> **Problem to solve**
Extract each line from the entries below that has the string "this" in it.

> **Excerpted records**
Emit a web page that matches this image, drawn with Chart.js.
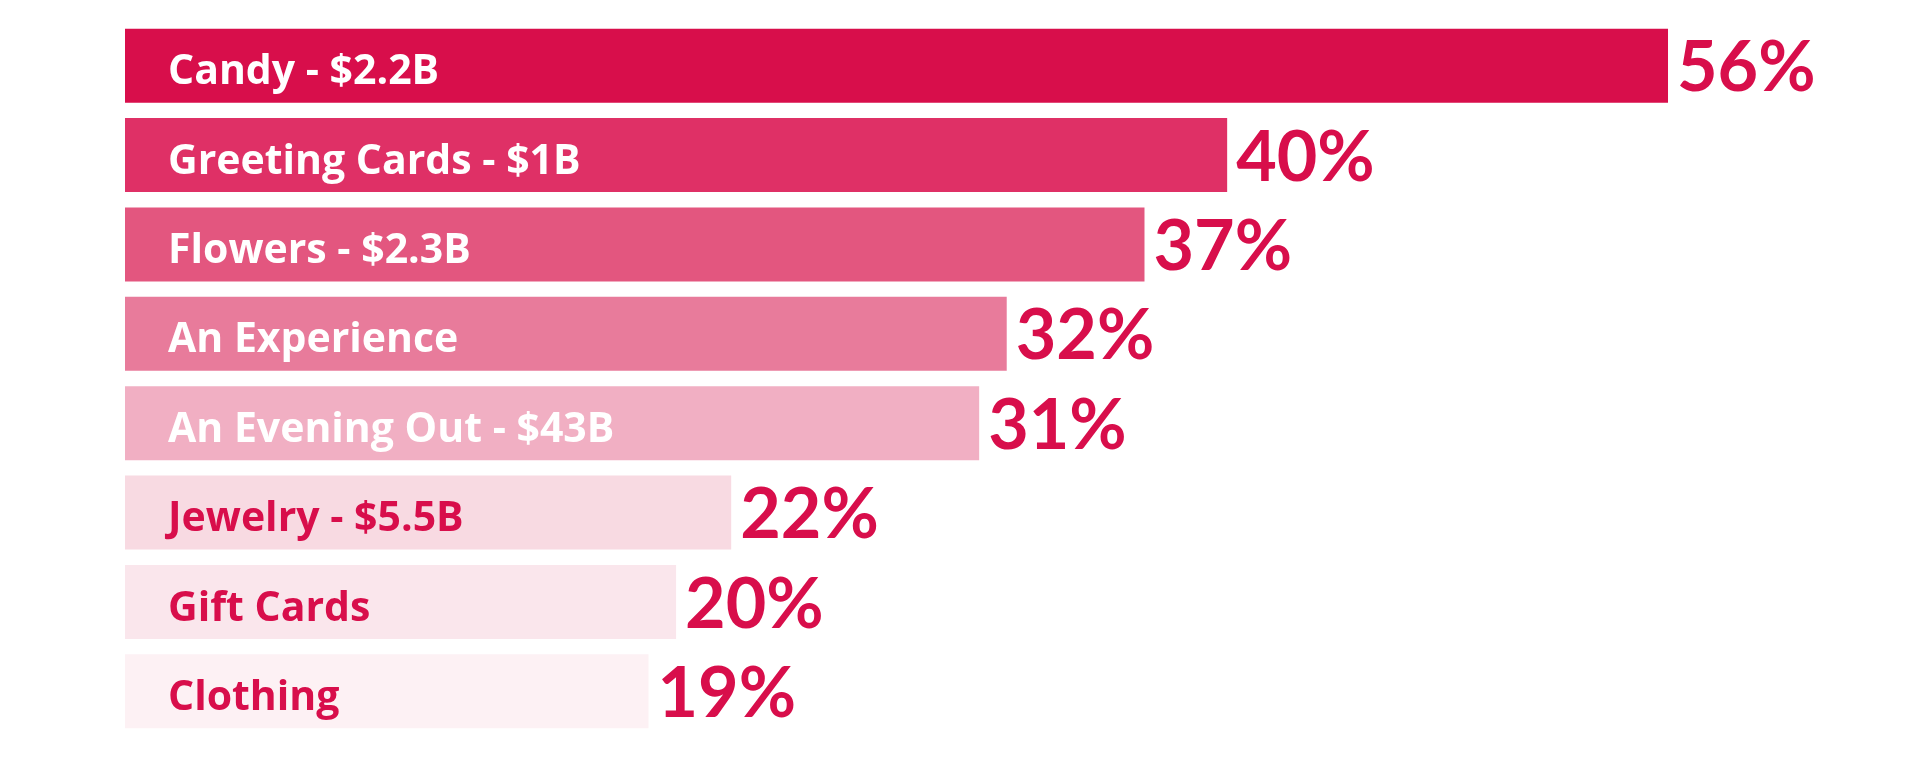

...

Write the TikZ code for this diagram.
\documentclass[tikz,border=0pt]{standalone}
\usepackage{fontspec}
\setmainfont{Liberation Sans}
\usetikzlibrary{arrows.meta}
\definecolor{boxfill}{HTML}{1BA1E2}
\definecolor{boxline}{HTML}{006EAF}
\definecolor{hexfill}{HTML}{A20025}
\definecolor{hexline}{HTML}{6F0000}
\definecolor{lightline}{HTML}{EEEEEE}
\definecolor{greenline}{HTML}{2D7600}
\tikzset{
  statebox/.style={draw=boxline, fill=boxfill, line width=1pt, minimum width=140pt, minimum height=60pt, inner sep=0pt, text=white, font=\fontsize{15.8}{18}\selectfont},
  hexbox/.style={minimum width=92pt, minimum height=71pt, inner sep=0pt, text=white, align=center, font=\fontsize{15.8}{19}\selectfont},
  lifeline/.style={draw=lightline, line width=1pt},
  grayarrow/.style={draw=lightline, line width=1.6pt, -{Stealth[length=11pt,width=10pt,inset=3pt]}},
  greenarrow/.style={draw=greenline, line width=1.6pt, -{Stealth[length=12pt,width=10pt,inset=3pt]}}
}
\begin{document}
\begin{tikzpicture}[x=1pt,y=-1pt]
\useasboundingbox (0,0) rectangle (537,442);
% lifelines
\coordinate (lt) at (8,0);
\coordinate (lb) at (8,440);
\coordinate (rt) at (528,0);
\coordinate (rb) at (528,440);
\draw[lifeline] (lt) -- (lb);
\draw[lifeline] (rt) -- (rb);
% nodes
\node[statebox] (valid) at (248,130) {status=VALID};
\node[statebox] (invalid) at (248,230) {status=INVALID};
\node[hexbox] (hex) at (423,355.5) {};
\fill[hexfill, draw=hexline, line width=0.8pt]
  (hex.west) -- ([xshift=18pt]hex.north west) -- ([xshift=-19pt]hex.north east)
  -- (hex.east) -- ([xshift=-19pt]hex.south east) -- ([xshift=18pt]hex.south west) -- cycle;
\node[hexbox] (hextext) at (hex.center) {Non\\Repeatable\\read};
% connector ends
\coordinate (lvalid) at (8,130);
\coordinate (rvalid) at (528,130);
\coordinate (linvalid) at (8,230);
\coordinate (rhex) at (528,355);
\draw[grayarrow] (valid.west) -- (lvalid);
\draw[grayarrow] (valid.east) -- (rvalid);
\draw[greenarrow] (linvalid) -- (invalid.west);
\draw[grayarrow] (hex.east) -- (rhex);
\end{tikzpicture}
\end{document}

> **Exercise answer**
Emit a web page that matches this image, drawn with Chart.js.
Write the TikZ code for this diagram.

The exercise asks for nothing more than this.